### What is needed
Using the data that follows, return exactly the lines from the one that contains "Recreate this image" through the one that contains "(683,250) rectangle (900,402);", ends included.

### The data
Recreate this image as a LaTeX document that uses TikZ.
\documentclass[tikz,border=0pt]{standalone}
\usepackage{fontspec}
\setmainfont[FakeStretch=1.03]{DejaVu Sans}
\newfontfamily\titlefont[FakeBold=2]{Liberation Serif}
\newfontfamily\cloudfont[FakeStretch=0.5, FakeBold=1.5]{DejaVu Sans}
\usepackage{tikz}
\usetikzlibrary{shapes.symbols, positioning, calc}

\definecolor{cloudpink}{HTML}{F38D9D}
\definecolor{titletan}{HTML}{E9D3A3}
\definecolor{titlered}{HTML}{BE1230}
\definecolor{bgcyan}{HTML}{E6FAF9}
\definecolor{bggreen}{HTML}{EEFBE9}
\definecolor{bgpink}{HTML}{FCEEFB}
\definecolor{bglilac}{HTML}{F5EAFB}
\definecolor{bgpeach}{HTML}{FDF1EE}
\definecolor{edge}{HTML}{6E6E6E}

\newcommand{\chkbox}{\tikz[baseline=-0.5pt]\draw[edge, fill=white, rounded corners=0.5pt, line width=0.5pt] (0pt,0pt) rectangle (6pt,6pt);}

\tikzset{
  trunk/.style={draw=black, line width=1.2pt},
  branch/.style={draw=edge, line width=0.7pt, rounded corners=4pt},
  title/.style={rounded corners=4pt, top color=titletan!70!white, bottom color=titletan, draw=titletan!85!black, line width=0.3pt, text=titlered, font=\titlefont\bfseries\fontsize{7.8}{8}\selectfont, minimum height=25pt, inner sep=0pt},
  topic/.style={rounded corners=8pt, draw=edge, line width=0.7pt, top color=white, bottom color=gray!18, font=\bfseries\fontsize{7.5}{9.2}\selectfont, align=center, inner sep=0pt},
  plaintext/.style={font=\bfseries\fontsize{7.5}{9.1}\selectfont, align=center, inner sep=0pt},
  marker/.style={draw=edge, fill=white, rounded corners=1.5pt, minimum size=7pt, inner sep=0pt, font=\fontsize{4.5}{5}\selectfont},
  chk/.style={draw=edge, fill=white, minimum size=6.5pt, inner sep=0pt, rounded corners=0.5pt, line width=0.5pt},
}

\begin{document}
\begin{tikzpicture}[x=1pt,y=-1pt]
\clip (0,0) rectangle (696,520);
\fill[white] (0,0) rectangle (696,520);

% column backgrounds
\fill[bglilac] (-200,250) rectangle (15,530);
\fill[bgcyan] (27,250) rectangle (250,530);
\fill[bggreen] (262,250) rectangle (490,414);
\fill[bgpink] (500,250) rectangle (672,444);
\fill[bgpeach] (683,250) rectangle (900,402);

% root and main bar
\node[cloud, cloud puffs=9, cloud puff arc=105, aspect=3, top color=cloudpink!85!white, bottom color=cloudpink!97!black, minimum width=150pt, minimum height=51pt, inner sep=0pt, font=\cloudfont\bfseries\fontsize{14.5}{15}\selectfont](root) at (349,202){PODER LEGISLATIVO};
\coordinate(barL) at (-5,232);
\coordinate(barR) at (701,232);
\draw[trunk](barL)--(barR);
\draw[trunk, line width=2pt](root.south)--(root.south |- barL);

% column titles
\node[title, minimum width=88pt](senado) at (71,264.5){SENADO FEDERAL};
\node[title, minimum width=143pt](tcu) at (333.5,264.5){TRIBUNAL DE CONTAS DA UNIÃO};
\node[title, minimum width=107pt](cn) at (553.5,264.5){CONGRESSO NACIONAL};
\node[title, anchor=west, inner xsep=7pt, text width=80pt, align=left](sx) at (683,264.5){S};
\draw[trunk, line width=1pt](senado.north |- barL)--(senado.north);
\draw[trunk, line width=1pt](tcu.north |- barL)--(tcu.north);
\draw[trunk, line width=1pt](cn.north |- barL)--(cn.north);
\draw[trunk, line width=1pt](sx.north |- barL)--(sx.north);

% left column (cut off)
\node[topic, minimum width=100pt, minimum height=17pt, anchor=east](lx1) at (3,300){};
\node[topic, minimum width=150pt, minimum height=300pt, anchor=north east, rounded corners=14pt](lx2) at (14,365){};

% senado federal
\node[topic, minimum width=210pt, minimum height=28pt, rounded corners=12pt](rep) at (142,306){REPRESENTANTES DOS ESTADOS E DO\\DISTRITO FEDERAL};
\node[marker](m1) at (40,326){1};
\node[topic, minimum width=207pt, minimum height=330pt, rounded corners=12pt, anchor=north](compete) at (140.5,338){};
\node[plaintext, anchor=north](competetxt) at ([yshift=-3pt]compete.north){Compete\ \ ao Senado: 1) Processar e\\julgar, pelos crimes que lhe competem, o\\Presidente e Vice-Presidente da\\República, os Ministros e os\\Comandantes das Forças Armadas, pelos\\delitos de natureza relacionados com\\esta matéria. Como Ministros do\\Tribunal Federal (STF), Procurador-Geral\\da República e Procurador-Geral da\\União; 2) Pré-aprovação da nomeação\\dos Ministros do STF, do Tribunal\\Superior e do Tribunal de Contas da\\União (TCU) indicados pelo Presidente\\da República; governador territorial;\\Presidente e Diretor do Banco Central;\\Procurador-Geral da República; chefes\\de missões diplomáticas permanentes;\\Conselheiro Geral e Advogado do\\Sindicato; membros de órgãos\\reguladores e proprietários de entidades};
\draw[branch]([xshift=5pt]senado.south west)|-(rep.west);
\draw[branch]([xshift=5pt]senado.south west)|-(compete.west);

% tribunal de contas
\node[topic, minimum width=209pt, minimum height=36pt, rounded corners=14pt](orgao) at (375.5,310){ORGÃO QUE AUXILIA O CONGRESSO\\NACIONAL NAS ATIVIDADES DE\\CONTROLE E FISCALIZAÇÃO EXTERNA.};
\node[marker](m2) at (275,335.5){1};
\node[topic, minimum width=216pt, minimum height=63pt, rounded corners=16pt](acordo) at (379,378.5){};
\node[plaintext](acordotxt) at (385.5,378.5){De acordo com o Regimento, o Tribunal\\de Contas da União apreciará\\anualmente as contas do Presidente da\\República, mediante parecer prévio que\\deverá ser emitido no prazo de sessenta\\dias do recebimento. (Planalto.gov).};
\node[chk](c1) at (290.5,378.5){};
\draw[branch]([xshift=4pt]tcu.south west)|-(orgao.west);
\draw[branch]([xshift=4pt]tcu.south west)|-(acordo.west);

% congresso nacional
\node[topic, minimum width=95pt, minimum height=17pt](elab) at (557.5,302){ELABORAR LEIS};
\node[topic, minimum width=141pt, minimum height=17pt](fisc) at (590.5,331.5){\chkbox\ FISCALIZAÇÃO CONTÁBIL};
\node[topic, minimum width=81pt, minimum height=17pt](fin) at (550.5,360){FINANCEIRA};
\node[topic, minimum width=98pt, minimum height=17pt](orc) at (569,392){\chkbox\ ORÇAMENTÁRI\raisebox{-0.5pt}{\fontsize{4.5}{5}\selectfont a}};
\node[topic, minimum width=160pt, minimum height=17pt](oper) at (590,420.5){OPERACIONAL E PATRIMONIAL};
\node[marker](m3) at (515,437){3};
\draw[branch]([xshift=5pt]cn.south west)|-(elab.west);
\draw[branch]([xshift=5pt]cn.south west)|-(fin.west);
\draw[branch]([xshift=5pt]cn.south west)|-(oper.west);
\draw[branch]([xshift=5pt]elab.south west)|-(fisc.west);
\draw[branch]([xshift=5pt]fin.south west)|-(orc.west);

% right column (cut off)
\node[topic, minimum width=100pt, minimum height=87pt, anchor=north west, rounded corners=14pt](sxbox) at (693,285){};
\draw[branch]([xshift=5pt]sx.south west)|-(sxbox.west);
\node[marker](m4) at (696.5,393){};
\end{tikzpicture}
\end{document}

* * *

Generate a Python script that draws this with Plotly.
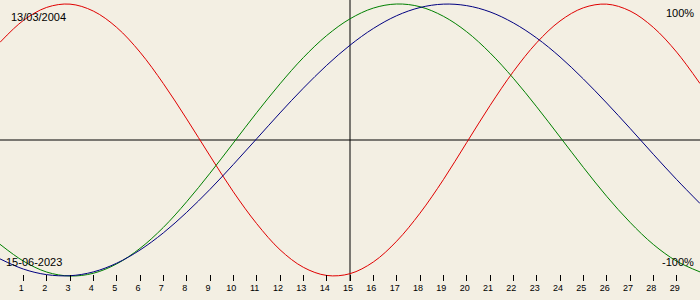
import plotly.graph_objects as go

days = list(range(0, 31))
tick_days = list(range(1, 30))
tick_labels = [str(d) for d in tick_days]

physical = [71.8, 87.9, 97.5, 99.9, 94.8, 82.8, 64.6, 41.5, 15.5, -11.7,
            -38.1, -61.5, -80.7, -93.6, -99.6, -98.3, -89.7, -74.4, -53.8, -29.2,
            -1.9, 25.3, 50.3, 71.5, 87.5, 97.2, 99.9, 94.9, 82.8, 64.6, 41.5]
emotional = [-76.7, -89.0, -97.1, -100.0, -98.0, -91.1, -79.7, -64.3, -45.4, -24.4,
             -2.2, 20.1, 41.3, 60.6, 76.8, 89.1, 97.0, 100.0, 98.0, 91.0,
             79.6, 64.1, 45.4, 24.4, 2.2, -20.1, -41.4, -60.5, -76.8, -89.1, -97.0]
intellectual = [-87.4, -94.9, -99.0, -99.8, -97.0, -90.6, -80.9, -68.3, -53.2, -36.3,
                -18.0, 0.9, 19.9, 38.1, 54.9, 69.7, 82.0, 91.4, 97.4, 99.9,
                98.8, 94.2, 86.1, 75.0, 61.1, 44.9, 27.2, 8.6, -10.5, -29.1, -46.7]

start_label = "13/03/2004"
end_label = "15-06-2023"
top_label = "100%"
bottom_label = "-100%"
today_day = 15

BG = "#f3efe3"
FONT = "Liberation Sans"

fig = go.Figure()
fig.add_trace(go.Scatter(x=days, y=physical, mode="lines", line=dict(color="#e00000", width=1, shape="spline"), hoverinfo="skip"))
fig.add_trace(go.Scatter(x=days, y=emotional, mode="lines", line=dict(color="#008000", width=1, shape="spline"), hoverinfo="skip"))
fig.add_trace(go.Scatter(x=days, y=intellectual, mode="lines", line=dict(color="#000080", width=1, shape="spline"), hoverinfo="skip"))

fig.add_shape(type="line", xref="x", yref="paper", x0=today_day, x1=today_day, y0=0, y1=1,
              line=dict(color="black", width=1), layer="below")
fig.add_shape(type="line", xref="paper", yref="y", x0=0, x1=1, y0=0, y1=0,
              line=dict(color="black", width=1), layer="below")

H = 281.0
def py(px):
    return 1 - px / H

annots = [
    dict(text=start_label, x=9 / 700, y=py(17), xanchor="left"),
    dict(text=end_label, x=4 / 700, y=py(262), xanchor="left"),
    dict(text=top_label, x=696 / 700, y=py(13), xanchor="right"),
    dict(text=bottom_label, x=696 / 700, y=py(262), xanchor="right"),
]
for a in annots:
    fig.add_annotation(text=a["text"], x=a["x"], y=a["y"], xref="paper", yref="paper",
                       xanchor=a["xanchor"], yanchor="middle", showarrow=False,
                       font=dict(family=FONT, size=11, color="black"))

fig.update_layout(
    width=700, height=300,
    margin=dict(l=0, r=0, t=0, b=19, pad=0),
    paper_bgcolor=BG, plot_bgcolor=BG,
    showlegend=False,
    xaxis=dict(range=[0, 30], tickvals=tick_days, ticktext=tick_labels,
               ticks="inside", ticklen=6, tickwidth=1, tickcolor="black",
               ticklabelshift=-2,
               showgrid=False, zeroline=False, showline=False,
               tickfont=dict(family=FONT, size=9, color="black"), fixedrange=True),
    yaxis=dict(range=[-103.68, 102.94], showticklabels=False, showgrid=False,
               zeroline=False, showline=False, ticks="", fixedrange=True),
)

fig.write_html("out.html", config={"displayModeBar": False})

==

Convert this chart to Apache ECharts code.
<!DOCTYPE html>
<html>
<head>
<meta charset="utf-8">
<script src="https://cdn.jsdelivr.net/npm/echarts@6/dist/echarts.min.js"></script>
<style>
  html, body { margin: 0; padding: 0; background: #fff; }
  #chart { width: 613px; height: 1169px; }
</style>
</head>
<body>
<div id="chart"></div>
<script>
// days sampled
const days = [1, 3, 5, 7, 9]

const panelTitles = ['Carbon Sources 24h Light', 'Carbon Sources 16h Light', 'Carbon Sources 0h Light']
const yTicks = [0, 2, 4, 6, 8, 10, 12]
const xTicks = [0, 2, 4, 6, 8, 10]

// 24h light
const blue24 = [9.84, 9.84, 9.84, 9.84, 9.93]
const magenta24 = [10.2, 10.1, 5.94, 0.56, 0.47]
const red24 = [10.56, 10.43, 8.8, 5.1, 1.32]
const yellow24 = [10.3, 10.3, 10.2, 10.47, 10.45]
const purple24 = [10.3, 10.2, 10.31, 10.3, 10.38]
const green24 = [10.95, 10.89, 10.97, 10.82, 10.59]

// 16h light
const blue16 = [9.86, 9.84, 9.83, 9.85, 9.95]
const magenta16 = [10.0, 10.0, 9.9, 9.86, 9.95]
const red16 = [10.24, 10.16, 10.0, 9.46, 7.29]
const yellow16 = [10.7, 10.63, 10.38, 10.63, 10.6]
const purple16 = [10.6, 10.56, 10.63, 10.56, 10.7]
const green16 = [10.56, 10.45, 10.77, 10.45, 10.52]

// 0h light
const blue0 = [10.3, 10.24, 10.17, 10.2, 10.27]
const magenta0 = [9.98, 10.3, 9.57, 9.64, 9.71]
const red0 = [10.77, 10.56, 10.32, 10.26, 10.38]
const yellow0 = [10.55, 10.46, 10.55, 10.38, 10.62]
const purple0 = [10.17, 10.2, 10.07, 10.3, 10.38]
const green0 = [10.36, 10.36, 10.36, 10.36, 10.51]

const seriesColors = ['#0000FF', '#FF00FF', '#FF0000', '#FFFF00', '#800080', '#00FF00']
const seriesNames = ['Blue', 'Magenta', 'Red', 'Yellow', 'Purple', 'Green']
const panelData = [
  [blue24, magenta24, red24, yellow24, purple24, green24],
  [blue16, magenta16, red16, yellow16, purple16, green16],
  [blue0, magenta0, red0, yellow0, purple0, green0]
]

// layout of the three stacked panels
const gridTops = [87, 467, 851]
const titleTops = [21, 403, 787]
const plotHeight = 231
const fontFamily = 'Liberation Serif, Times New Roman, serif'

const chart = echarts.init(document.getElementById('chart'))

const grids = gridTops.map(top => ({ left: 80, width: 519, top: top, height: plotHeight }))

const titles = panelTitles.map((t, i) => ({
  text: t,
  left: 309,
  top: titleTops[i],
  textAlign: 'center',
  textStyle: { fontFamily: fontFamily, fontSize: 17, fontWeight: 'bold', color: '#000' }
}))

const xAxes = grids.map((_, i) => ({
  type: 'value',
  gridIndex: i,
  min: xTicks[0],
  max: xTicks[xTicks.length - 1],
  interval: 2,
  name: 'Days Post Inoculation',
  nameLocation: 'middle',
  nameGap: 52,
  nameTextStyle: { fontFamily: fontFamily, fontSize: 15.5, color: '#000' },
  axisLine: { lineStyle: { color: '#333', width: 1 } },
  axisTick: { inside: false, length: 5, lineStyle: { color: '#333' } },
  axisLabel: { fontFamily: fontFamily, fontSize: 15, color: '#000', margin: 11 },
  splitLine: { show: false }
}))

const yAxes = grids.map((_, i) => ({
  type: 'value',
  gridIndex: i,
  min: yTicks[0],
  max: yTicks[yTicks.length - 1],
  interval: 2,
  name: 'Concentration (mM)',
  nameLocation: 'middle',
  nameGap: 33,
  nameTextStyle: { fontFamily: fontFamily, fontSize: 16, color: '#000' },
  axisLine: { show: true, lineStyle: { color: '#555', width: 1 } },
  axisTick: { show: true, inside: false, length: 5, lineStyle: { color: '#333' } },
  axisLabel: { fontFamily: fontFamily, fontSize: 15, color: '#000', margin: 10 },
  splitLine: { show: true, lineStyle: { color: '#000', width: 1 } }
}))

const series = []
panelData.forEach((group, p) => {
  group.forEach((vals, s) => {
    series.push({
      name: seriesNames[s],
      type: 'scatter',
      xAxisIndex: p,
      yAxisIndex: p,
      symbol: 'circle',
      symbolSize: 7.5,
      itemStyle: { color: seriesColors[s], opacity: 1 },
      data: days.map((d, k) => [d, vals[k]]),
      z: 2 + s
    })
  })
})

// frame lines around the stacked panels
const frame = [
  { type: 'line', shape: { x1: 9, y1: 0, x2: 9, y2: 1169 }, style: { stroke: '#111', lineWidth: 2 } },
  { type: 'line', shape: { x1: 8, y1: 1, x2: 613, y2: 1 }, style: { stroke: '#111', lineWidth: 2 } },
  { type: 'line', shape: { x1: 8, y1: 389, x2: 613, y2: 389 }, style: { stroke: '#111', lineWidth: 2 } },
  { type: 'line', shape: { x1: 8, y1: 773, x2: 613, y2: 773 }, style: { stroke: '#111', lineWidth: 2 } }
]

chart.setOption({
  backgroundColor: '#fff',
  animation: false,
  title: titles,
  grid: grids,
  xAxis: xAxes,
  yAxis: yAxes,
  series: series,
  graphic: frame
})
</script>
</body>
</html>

### Task answer
Recreate this image as a LaTeX document that uses TikZ.
\documentclass[tikz,border=0pt]{standalone}
\usepackage{fontspec}
\setmainfont[FakeStretch=1.03]{DejaVu Sans}
\newfontfamily\titlefont[FakeBold=2]{Liberation Serif}
\newfontfamily\cloudfont[FakeStretch=0.5, FakeBold=1.5]{DejaVu Sans}
\usepackage{tikz}
\usetikzlibrary{shapes.symbols, positioning, calc}

\definecolor{cloudpink}{HTML}{F38D9D}
\definecolor{titletan}{HTML}{E9D3A3}
\definecolor{titlered}{HTML}{BE1230}
\definecolor{bgcyan}{HTML}{E6FAF9}
\definecolor{bggreen}{HTML}{EEFBE9}
\definecolor{bgpink}{HTML}{FCEEFB}
\definecolor{bglilac}{HTML}{F5EAFB}
\definecolor{bgpeach}{HTML}{FDF1EE}
\definecolor{edge}{HTML}{6E6E6E}

\newcommand{\chkbox}{\tikz[baseline=-0.5pt]\draw[edge, fill=white, rounded corners=0.5pt, line width=0.5pt] (0pt,0pt) rectangle (6pt,6pt);}

\tikzset{
  trunk/.style={draw=black, line width=1.2pt},
  branch/.style={draw=edge, line width=0.7pt, rounded corners=4pt},
  title/.style={rounded corners=4pt, top color=titletan!70!white, bottom color=titletan, draw=titletan!85!black, line width=0.3pt, text=titlered, font=\titlefont\bfseries\fontsize{7.8}{8}\selectfont, minimum height=25pt, inner sep=0pt},
  topic/.style={rounded corners=8pt, draw=edge, line width=0.7pt, top color=white, bottom color=gray!18, font=\bfseries\fontsize{7.5}{9.2}\selectfont, align=center, inner sep=0pt},
  plaintext/.style={font=\bfseries\fontsize{7.5}{9.1}\selectfont, align=center, inner sep=0pt},
  marker/.style={draw=edge, fill=white, rounded corners=1.5pt, minimum size=7pt, inner sep=0pt, font=\fontsize{4.5}{5}\selectfont},
  chk/.style={draw=edge, fill=white, minimum size=6.5pt, inner sep=0pt, rounded corners=0.5pt, line width=0.5pt},
}

\begin{document}
\begin{tikzpicture}[x=1pt,y=-1pt]
\clip (0,0) rectangle (696,520);
\fill[white] (0,0) rectangle (696,520);

% column backgrounds
\fill[bglilac] (-200,250) rectangle (15,530);
\fill[bgcyan] (27,250) rectangle (250,530);
\fill[bggreen] (262,250) rectangle (490,414);
\fill[bgpink] (500,250) rectangle (672,444);
\fill[bgpeach] (683,250) rectangle (900,402);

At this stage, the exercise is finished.